比抵抗R(Ω・cm)=0.5(cm)×膜厚(cm)×抵抗線間勾配(Ω/cm)
固体高分子電解質膜2の破断強度と、破断伸びとは、JIS K7127に準拠して、得られたフィルムの2号形試験片を用いて引張試験を行い、測定した。
固体高分子電解質膜2の弾性率は、前記引張試験で測定した応力−歪曲線の引張初期の傾きから算出した。
固体高分子電解質膜2の熱水耐性は、固体高分子電解質膜2を2.0cm×3.0cmにカットし、秤量して試験用のテストピースとした。
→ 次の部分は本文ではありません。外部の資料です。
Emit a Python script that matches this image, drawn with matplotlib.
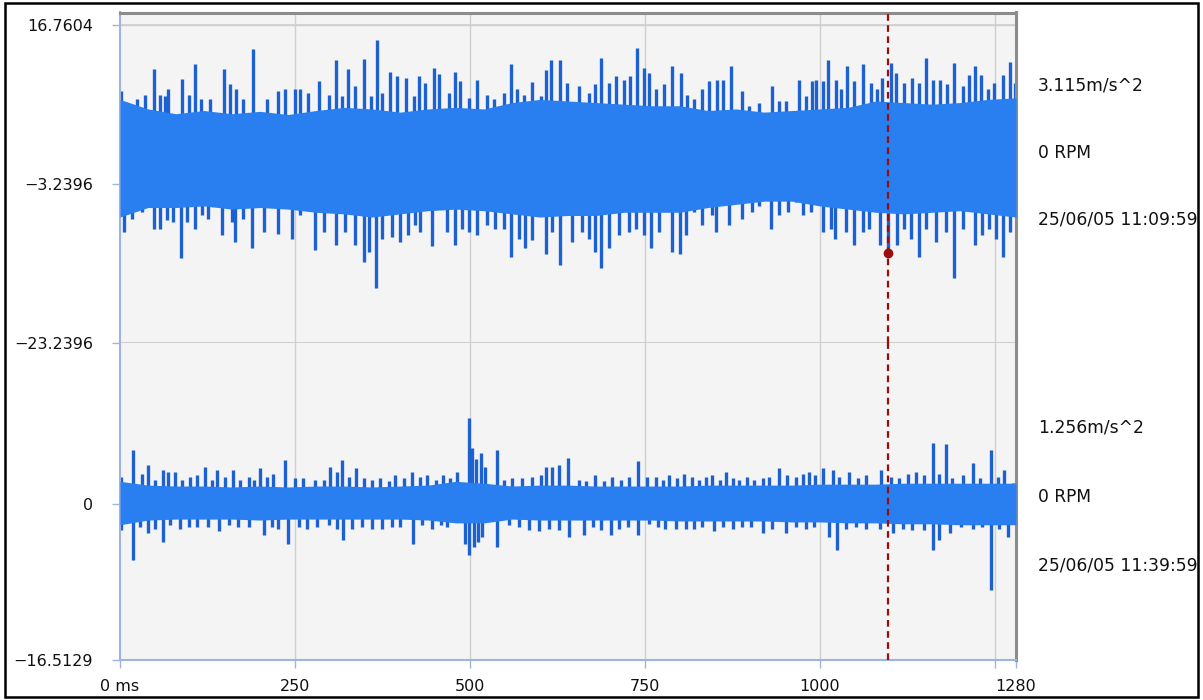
import matplotlib
matplotlib.use("Agg")
import matplotlib.pyplot as plt
from matplotlib.patches import Rectangle
import numpy as np

# time axis (ms)
t_end = 1280
x_ticks = [0, 250, 500, 750, 1000, 1250, 1280]
x_labels = ['0 ms', '250', '500', '750', '1000', '', '1280']

# core band of each channel, sampled every 40 ms
core_t = list(range(0, 1281, 40))
top_core_hi = [7.4, 6.2, 5.6, 6.0, 5.6, 5.9, 5.5, 6.0, 6.4, 6.2,
               5.8, 6.2, 6.4, 6.2, 7.0, 7.4, 7.2, 7.0, 6.8, 6.6,
               6.6, 6.0, 6.2, 5.8, 6.0, 6.2, 6.4, 7.2, 7.0, 6.8,
               7.0, 7.4, 7.6]
top_core_lo = [-7.4, -6.2, -6.2, -6.0, -6.4, -6.2, -6.4, -6.8, -7.0, -7.4,
               -7.0, -6.6, -6.4, -6.6, -7.0, -7.4, -7.2, -7.2, -6.8, -6.8,
               -6.8, -6.2, -5.8, -5.4, -5.4, -6.0, -6.4, -6.8, -7.0, -6.8,
               -6.6, -7.0, -7.4]
bot_core_hi = [2.4, 2.0, 1.9, 1.9, 1.8, 1.9, 1.8, 1.9, 1.9, 1.8,
               1.9, 2.0, 2.4, 2.2, 1.9, 2.0, 2.0, 1.9, 1.9, 1.9,
               1.9, 2.0, 2.0, 2.0, 2.0, 2.1, 2.1, 2.1, 2.2, 2.2,
               2.2, 2.2, 2.2]
bot_core_lo = [-2.2, -1.7, -1.6, -1.6, -1.6, -1.7, -1.6, -1.6, -1.6, -1.6,
               -1.6, -1.7, -2.0, -2.0, -1.6, -1.7, -1.7, -1.7, -1.7, -1.7,
               -1.8, -1.8, -1.8, -1.8, -1.9, -1.9, -2.0, -2.0, -2.1, -2.1,
               -2.2, -2.2, -2.2]

# peaks of channel 1 (m/s^2)
top_up_t = [2, 24, 35, 49, 57, 64, 69, 88, 98, 107,
            116, 129, 148, 157, 165, 176, 190, 210, 226, 236,
            250, 257, 268, 284, 298, 308, 317, 325, 336, 348,
            358, 367, 374, 386, 396, 408, 420, 427, 435, 448,
            456, 470, 479, 485, 498, 510, 524, 534, 548, 559,
            567, 577, 589, 601, 608, 616, 628, 639, 656, 670,
            679, 687, 698, 709, 720, 729, 739, 748, 756, 765,
            777, 789, 801, 810, 820, 832, 841, 853, 861, 873,
            889, 899, 913, 931, 942, 951, 970, 980, 989, 994,
            1004, 1012, 1023, 1030, 1039, 1049, 1061, 1073, 1082, 1089,
            1101, 1108, 1120, 1132, 1142, 1151, 1161, 1171, 1182, 1192,
            1204, 1213, 1221, 1230, 1240, 1249, 1261, 1272, 1278]
top_up_v = [8.4, 7.4, 8.0, 11.2, 8.0, 7.8, 8.7, 10.0, 8.0, 11.9,
            7.4, 7.4, 11.2, 9.3, 8.7, 7.4, 13.8, 7.4, 8.4, 8.7,
            8.7, 8.7, 8.2, 9.7, 8.0, 12.4, 7.8, 11.2, 9.1, 12.5,
            7.8, 14.9, 8.2, 10.9, 10.3, 10.1, 7.8, 10.3, 9.5, 11.3,
            10.6, 8.2, 10.9, 9.7, 7.6, 9.9, 8.0, 7.4, 8.2, 11.9,
            8.7, 8.0, 9.6, 7.8, 11.1, 12.4, 12.4, 9.5, 9.1, 8.2,
            9.3, 12.6, 9.5, 10.3, 9.9, 10.3, 13.9, 11.4, 10.7, 8.7,
            9.3, 11.6, 10.7, 8.0, 7.4, 8.7, 9.7, 9.9, 9.9, 11.6,
            8.4, 6.6, 7.0, 9.1, 7.2, 7.2, 9.9, 7.8, 9.7, 9.9,
            9.7, 12.4, 9.9, 8.7, 11.6, 9.7, 11.8, 9.5, 8.7, 10.1,
            12.0, 10.7, 9.5, 10.1, 9.5, 12.6, 9.9, 9.9, 9.3, 12.0,
            9.1, 10.5, 11.6, 10.5, 8.7, 9.5, 10.5, 12.1, 9.5]
top_dn_t = [5, 17, 31, 48, 57, 67, 76, 87, 95, 107,
            117, 126, 145, 160, 164, 176, 188, 205, 226, 246,
            257, 279, 291, 308, 322, 336, 348, 355, 366, 374,
            389, 400, 412, 422, 429, 446, 467, 478, 489, 498,
            510, 524, 536, 548, 559, 570, 579, 589, 608, 617,
            628, 646, 660, 670, 679, 687, 698, 713, 727, 737,
            748, 758, 770, 789, 800, 808, 820, 832, 846, 851,
            870, 889, 903, 913, 930, 942, 954, 965, 975, 987,
            1004, 1016, 1022, 1037, 1049, 1061, 1070, 1085, 1097, 1110,
            1120, 1130, 1141, 1151, 1166, 1180, 1191, 1204, 1222, 1232,
            1242, 1252, 1262, 1271]
top_dn_v = [-9.3, -7.6, -6.8, -8.85, -8.85, -7.8, -8.0, -12.6, -8.0, -8.85,
            -7.2, -7.6, -9.7, -8.0, -10.5, -7.6, -11.35, -9.3, -9.5, -10.1,
            -7.2, -11.6, -9.3, -10.9, -9.3, -10.9, -13.0, -11.8, -16.3, -10.1,
            -9.9, -10.5, -9.7, -8.4, -9.3, -11.1, -9.3, -10.9, -8.85, -9.3,
            -9.7, -8.4, -8.85, -8.85, -12.4, -10.1, -11.35, -10.3, -12.0, -9.3,
            -13.4, -10.5, -9.3, -10.1, -11.8, -13.85, -11.35, -9.7, -9.3, -8.85,
            -9.7, -11.35, -9.3, -11.8, -12.0, -9.7, -6.8, -8.4, -7.2, -9.3,
            -8.4, -7.6, -6.8, -5.95, -8.85, -7.2, -6.8, -5.5, -7.2, -6.8,
            -9.3, -8.85, -10.1, -9.3, -10.9, -9.3, -8.85, -10.9, -11.9, -10.9,
            -8.85, -10.1, -12.4, -8.85, -10.5, -9.3, -15.1, -8.85, -10.9, -9.7,
            -8.85, -10.1, -12.4, -9.3]

# peaks of channel 2 (m/s^2)
bot_up_t = [2, 19, 31, 40, 50, 62, 69, 79, 88, 100,
            110, 121, 131, 138, 150, 161, 172, 184, 191, 200,
            210, 219, 236, 250, 262, 279, 291, 300, 310, 317,
            327, 337, 348, 360, 372, 384, 393, 405, 417, 429,
            439, 451, 462, 472, 482, 498, 503, 508, 516, 522,
            539, 548, 560, 574, 589, 601, 608, 617, 627, 640,
            656, 665, 679, 691, 703, 715, 727, 740, 753, 765,
            775, 784, 796, 806, 817, 827, 837, 846, 857, 865,
            875, 884, 896, 906, 918, 927, 942, 953, 965, 975,
            984, 993, 1004, 1018, 1027, 1042, 1054, 1065, 1087, 1101,
            1113, 1125, 1137, 1149, 1161, 1170, 1180, 1189, 1204, 1218,
            1228, 1244, 1254, 1263, 1275]
bot_up_v = [2.9, 5.7, 3.2, 4.1, 2.5, 3.6, 3.4, 3.4, 2.5, 2.9,
            3.1, 3.9, 2.5, 3.6, 2.9, 3.6, 2.5, 2.9, 2.5, 3.8,
            2.9, 3.2, 4.7, 2.7, 2.7, 2.5, 2.5, 3.9, 3.4, 4.7,
            2.9, 3.8, 2.7, 2.5, 2.7, 2.4, 3.1, 2.7, 3.4, 2.9,
            3.1, 2.5, 3.1, 2.7, 3.4, 9.1, 5.9, 4.8, 5.4, 3.9,
            5.7, 2.5, 2.7, 2.7, 2.9, 3.1, 3.9, 3.9, 4.1, 4.9,
            2.5, 2.4, 3.1, 2.4, 2.9, 2.5, 2.9, 4.5, 2.9, 2.9,
            2.5, 3.1, 2.7, 3.2, 2.9, 2.5, 2.9, 3.1, 2.5, 3.4,
            2.7, 2.5, 2.9, 2.5, 2.7, 2.9, 3.8, 3.1, 2.9, 3.2,
            3.4, 3.1, 3.8, 3.6, 2.9, 3.4, 2.7, 3.1, 3.6, 2.9,
            2.7, 3.2, 3.4, 3.1, 6.5, 3.2, 6.4, 2.7, 3.1, 4.3,
            2.7, 5.7, 2.9, 3.6, 2.2]
bot_dn_t = [2, 18, 29, 40, 50, 62, 72, 86, 98, 110,
            126, 141, 155, 169, 184, 205, 217, 226, 240, 255,
            267, 281, 298, 310, 319, 331, 346, 360, 374, 389,
            400, 419, 431, 446, 458, 467, 479, 493, 499, 505,
            512, 517, 539, 555, 570, 584, 598, 613, 627, 641,
            663, 675, 687, 701, 713, 725, 740, 756, 768, 779,
            794, 808, 820, 832, 849, 861, 875, 889, 901, 918,
            932, 951, 965, 980, 992, 1013, 1024, 1037, 1051, 1065,
            1085, 1104, 1118, 1132, 1149, 1161, 1170, 1185, 1201, 1218,
            1232, 1244, 1256, 1268]
bot_dn_v = [-2.8, -5.9, -2.4, -3.1, -2.6, -4.0, -2.2, -2.6, -2.4, -2.4,
            -2.4, -2.9, -2.2, -2.4, -2.4, -3.3, -2.4, -2.6, -4.2, -2.4,
            -2.6, -2.4, -2.2, -2.6, -3.8, -2.6, -2.4, -2.6, -2.6, -2.4,
            -2.4, -4.2, -2.2, -2.6, -2.2, -2.4, -1.7, -4.2, -5.4, -4.5,
            -4.0, -3.5, -4.5, -2.2, -2.4, -2.8, -2.9, -2.6, -2.8, -3.5,
            -3.3, -2.4, -2.8, -3.3, -2.6, -2.4, -3.3, -2.1, -2.4, -2.6,
            -2.6, -2.6, -2.6, -2.4, -2.9, -2.4, -2.6, -2.4, -2.4, -3.1,
            -2.6, -3.1, -2.4, -2.6, -2.4, -3.5, -4.9, -2.6, -2.4, -2.6,
            -2.6, -3.1, -2.6, -2.8, -2.8, -4.9, -3.8, -3.1, -2.4, -2.6,
            -2.4, -9.1, -2.6, -3.5]

# cursor
cursor_t = 1097
cursor_v = -11.9

top_ticks = [16.7604, -3.2396, -23.2396]
top_tick_labels = ['16.7604', '\u22123.2396', '\u221223.2396']
bot_ticks = [0, -16.5129]
bot_tick_labels = ['0', '\u221216.5129']

top_info = ['3.115m/s^2', '0 RPM', '25/06/05 11:09:59']
bot_info = ['1.256m/s^2', '0 RPM', '25/06/05 11:39:59']

core_color = '#2a7ff0'
peak_color = '#1c60d2'
bg_color = '#f4f4f4'
axis_blue = '#9fb3e0'
frame_gray = '#8c8c8c'
grid_gray = '#cfcfcf'
cursor_red = '#9e0b0b'

plt.rcParams['font.family'] = ['DejaVu Sans']

fig = plt.figure(figsize=(12.03, 7.0), dpi=100)
W, H = 1203.0, 700.0
left, right = 120 / W, 1016 / W
ax_top = fig.add_axes([left, (H - 343) / H, right - left, 330.5 / H])
ax_bot = fig.add_axes([left, (H - 660) / H, right - left, 317 / H])


def draw_channel(ax, hi, lo, up_t, up_v, dn_t, dn_v):
    ax.set_facecolor(bg_color)
    ax.vlines(up_t, 0, up_v, color=peak_color, lw=2.4, zorder=2)
    ax.vlines(dn_t, 0, dn_v, color=peak_color, lw=2.4, zorder=2)
    ax.fill_between(core_t, lo, hi, color=core_color, lw=0, zorder=3)
    ax.set_xlim(0, t_end)
    ax.set_xticks(x_ticks)
    ax.grid(True, color=grid_gray, lw=1)
    ax.set_axisbelow(True)
    ax.axvline(cursor_t, color=cursor_red, lw=1.6, ls=(0, (3, 2)), zorder=5)
    ax.tick_params(axis='y', length=6, width=1, color=axis_blue, pad=13.5,
                   labelsize=11.5, labelcolor='#111111')
    ax.tick_params(axis='x', length=6, width=1, color=axis_blue, pad=8,
                   labelsize=11.5, labelcolor='#111111')
    ax.spines['left'].set_color(axis_blue)
    ax.spines['left'].set_linewidth(1.5)
    ax.spines['right'].set_color(frame_gray)
    ax.spines['right'].set_linewidth(2.2)


draw_channel(ax_top, top_core_hi, top_core_lo, top_up_t, top_up_v, top_dn_t, top_dn_v)
draw_channel(ax_bot, bot_core_hi, bot_core_lo, bot_up_t, bot_up_v, bot_dn_t, bot_dn_v)

ax_top.set_ylim(-23.2396, 18.33)
ax_top.set_yticks(top_ticks)
ax_top.set_yticklabels(top_tick_labels)
ax_top.tick_params(axis='x', bottom=False, labelbottom=False)
ax_top.spines['bottom'].set_visible(False)
ax_top.spines['top'].set_color(frame_gray)
ax_top.spines['top'].set_linewidth(2.2)
ax_top.axhline(16.7604, color=grid_gray, lw=1.2, zorder=1)
ax_top.axhline(-23.2396, color=grid_gray, lw=1.5, zorder=1, clip_on=False)
ax_top.plot([cursor_t], [cursor_v], 'o', color=cursor_red, ms=6, zorder=6)

ax_bot.set_ylim(-16.5129, 17.04)
ax_bot.set_yticks(bot_ticks)
ax_bot.set_yticklabels(bot_tick_labels)
ax_bot.set_xticklabels(x_labels)
ax_bot.spines['top'].set_visible(False)
ax_bot.spines['bottom'].set_color(axis_blue)
ax_bot.spines['bottom'].set_linewidth(1.5)
# no grid line on the first/last tick (they are the frame)
for ax in (ax_top, ax_bot):
    ax.get_xgridlines()[0].set_visible(False)
    ax.get_xgridlines()[-1].set_visible(False)

for txt, ypx in zip(top_info, [85, 153, 220]):
    fig.text(1038 / W, 1 - ypx / H, txt, fontsize=12.3, va='center', ha='left', color='#111111')
for txt, ypx in zip(bot_info, [427, 497, 565]):
    fig.text(1038 / W, 1 - ypx / H, txt, fontsize=12.3, va='center', ha='left', color='#111111')

fig.patches.append(Rectangle((5 / W, 3 / H), 1193 / W, 694 / H, transform=fig.transFigure,
                             fill=False, edgecolor='black', lw=1.8))

fig.savefig('out.png', dpi=100, facecolor='white')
このテストピースを、ポリカーボネート製の250ml瓶に入れ、そこに約100mlの蒸留水を加え、プレッシャークッカー試験機(HIRAYAMA MFS CORP製 PC−242HS(商品名))を用いて、120℃で24時間加温した。
前記加温終了後、前記テストピースを熱水中から取り出し、該テストピースを真空乾燥機で5時間乾燥して重量を秤量し、試験前の乾燥フィルムの重量に対する試験後の重量の割合(重量保持率)を求め、熱水耐性の指標とした。
固体高分子電解質膜2の熱分解開始温度は、TGA(窒素下、昇温速度:20℃/分)によりスルホン化ポリマーの分解温度として測定した。
本実施例で得られた膜・電極構造体の発電特性は、温度95℃、燃料極側の相対湿度を30%、酸素極側の相対湿度を50%とした発電条件下、燃料極側には純水素を、酸素極側には空気をそれぞれ供給し、電流密度1A/cm2で200時間発電した後、電流密度を1A/cm2としてセル電位の測定を行うことにより評価した。